If I allow myself to be a little bit pessimistic, I can not exclude the possibility that all of our current political structures (including a democratic government and perhaps the nation-state itself) will appear to be dysfunctional and break down as they are shown to be unable to cope with the problems we will face in the coming decades. Think of "failed states" such as Somalia, Sudan, Zimbabwe, Congo, Afghanistan etc. These are places where the state has withdrawn from many of its commitments (healthcare, education, police and judiciary, infrastructure, etc.) and where small groups/clans /regions must cope as best they can and not seldom in competition with other groups/clans/regions.

This is by all means a speculative worst-case scenario, but I in any case feel very certain about my claim that we will experience disruptive changes where the direction of the changes and societal "development" (or rather, degradation) will break off from what we and our parents have become accustomed to regard as normal (expansion and better times just around the corner).

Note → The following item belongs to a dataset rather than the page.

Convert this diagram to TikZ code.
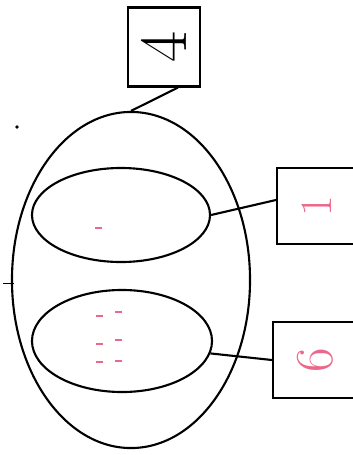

To specify exactly what this will mean - what will happen, in what order and on what timescale - is of course an infinitely harder task. Despite the difficulties, it is these issues that interest me the most, rather than issues about production volumes and the exact time and date of peak oil, i.e. issues that Kjell Aleklett’s research group in Uppsala is mainly dealing with. What captures my interest is not "When will peak oil happen?" but rather "What happens next?". And although specific predictions are difficult or impossible to make, broad development lines are at least possible to comment or speculate on.

Some of my earlier texts have dealt with such questions about what might happen when energy becomes more expensive, for example "Energy free of charge", "Transportation free of charge" and “Death of Rationalization”.

I have some semi-developed ideas related to the text above, and I might concretize them in a follow-up to this post.